Most pictures are minimalist collages that take images of glamorous men and women, some movie stars, some in fact actual film stills, and montage them, often ever-so-slightly altering them, but to great effect. A beauty becomes a curious monster with eyes fanned out (very bottom); two faces are joined with only one perfect meeting place (below); silhouettes obscure an image but instead of a black shadow, the silhouettes is a second face that fits into the first one like a puzzle with the wrong picture. My favourite images were the portraits with a wide square cut out.
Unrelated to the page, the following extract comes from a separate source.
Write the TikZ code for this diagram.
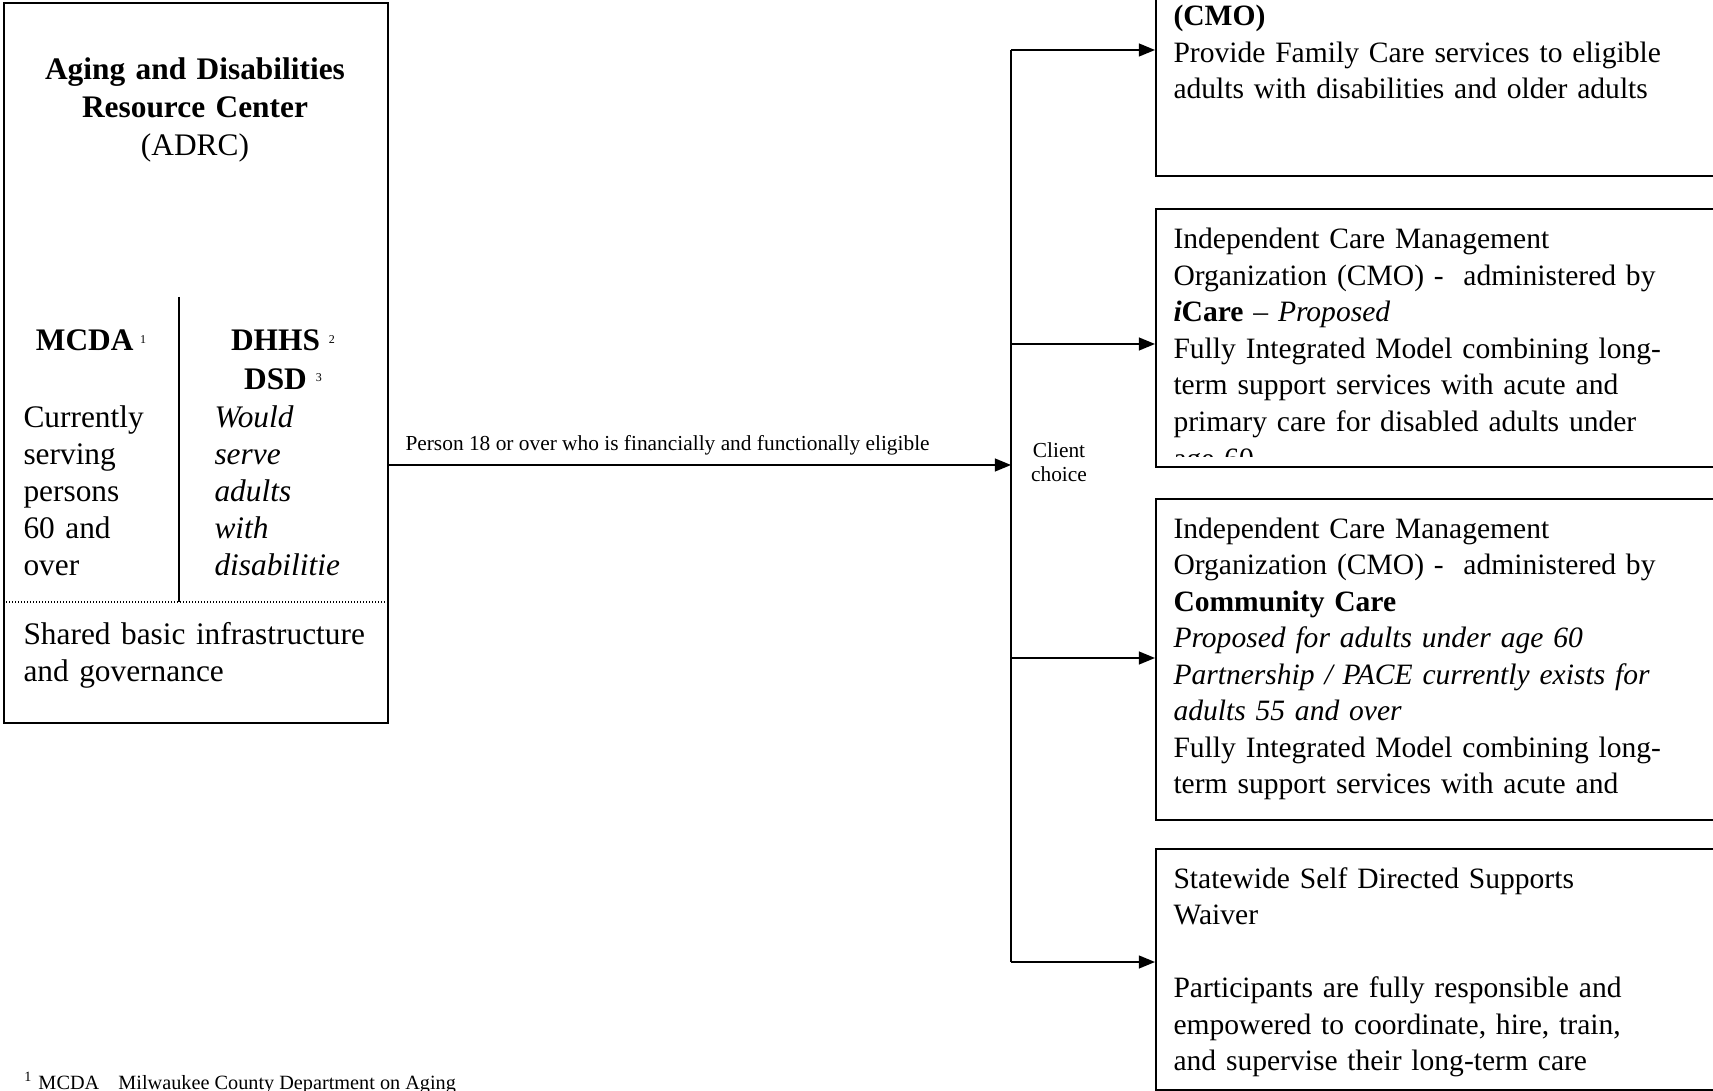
\documentclass[tikz,border=0pt]{standalone}
\usepackage{fontspec}
\setmainfont{Liberation Serif}
\usetikzlibrary{arrows.meta}
\newcommand\supn[1]{\raisebox{3.1pt}{\fontsize{4.8pt}{5pt}\selectfont #1}}
\begin{document}
\begin{tikzpicture}[x=0.4pt,y=-0.4pt,
  box/.style={draw, line width=0.8pt, inner sep=0pt, anchor=north west},
  conn/.style={line width=0.6pt},
  arr/.style={conn, -{Triangle[length=6.5pt,width=5.2pt]}},
  rtext/.style={inner sep=0pt, anchor=base west, align=left, text width=250pt,
    font=\fontsize{11.82pt}{14.6pt}\selectfont},
  ltext/.style={inner sep=0pt, anchor=base west, align=left, text width=100pt,
    font=\fontsize{12.55pt}{14.76pt}\selectfont},
  ctext/.style={inner sep=0pt, anchor=base, align=center,
    font=\fontsize{12.55pt}{15.1pt}\selectfont},
  small/.style={inner sep=0pt, font=\fontsize{8.55pt}{9.5pt}\selectfont}
]
\useasboundingbox (0,0) rectangle (1713,1091);
\clip (0,0) rectangle (1713,1091);

% ---------- left box ----------
\node[box, minimum width=153.6pt, minimum height=288pt] (adrc) at (3,2) {};
\node[ctext, text width=160pt] (title) at (195,80)
  {\textbf{Aging and Disabilities}\\\textbf{Resource Center}\\(ADRC)};
\draw[line width=0.8pt] (179,297) coordinate (dtop) -- (179,602) coordinate (dbot);
\draw[line width=0.5pt, dash pattern=on 0.45pt off 0.75pt] (3,602) coordinate (dl) -- (387,602) coordinate (dr);
\node[ctext, text width=70pt] (mcda) at (91,351) {\textbf{MCDA}\hspace{2.6pt}\supn{1}};
\node[ctext, text width=100pt] (dhhs) at (283,351)
  {\textbf{DHHS}\hspace{3.6pt}\supn{2}\\[0.4pt]\textbf{DSD}\hspace{3.6pt}\supn{3}};
\node[ltext] (curr) at (23,428) {Currently\\serving\\persons\\60 and\\over};
\node[ltext] (would) at (214,428)
  {\itshape Would\\serve\\adults\\with\\disabilitie};
\node[ltext, text width=150pt, font=\fontsize{12.55pt}{14.5pt}\selectfont] (shared) at (23,645)
  {Shared basic infrastructure\\and governance};

% ---------- right boxes ----------
\node[box, minimum width=230pt, minimum height=94pt] (b1) at (1155,-60) {};
\node[box, minimum width=230pt, minimum height=103.2pt] (b2) at (1155,208) {};
\node[box, minimum width=230pt, minimum height=128.4pt] (b3) at (1155,498) {};
\node[box, minimum width=230pt, minimum height=96.4pt] (b4) at (1155,848) {};

\node[rtext] (t1) at (1173,26)
  {\textbf{(CMO)}\\Provide Family Care services to eligible\\adults with disabilities and older adults};
\begin{scope}
  \clip (1155,208) rectangle (1740,457);
  \node[rtext] (t2) at (1173,249)
    {Independent Care Management\\
     Organization (CMO) -\ \ administered by\\
     \textbf{\textit{i}Care} -- \textit{Proposed}\\
     Fully Integrated Model combining long-\\
     term support services with acute and\\
     primary care for disabled adults under\\
     age 60};
\end{scope}
\node[rtext] (t3) at (1173,538)
  {Independent Care Management\\
   Organization (CMO) -\ \ administered by\\
   \textbf{Community Care}\\
   \textit{Proposed for adults under age 60}\\
   \textit{Partnership / PACE currently exists for}\\
   \textit{adults 55 and over}\\
   Fully Integrated Model combining long-\\
   term support services with acute and};
\node[rtext] (t4) at (1173,888)
  {Statewide Self Directed Supports\\
   Waiver\\[14.6pt]
   Participants are fully responsible and\\
   empowered to coordinate, hire, train,\\
   and supervise their long-term care};

% ---------- connectors ----------
\coordinate (m0) at (1011,465);
\coordinate (c1) at (1011,50);
\coordinate (c2) at (1011,344);
\coordinate (c3) at (1011,658);
\coordinate (c4) at (1011,962);
\draw[arr] (adrc.east |- m0) -- (m0);
\draw[conn] (c1) -- (c4);
\draw[arr] (c1) -- (c1 -| b1.west);
\draw[arr] (c2) -- (c2 -| b2.west);
\draw[arr] (c3) -- (c3 -| b3.west);
\draw[arr] (c4) -- (c4 -| b4.west);

\node[small, anchor=base west] (lbl) at (405,451)
  {Person 18 or over who is financially and functionally eligible};
\node[small, anchor=base, align=center, text width=40pt] (choice) at (1059,458)
  {Client\\choice};

% ---------- footnote ----------
\node[small, anchor=base west, font=\fontsize{8.1pt}{9pt}\selectfont] (fn) at (24,1089)
  {\makebox[5.6pt][l]{\textsuperscript{1}}\makebox[32pt][l]{MCDA}Milwaukee County Department on Aging};
\end{tikzpicture}
\end{document}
Some, like the above, give an almost surreal telescopic perspective into the mind of the subject - a picture perfect waterfall or a tunnel into the vacant distance. Others leave the square blank, a Tabula Rasa or blank slate where the viewer can project their formulation of the subject's thoughts or what might be happening in a scene or what a person's eyes might look like and signify, into the gaping hole that demands to be filled.
John Stezaker is on at the Whitechapel until March 18th.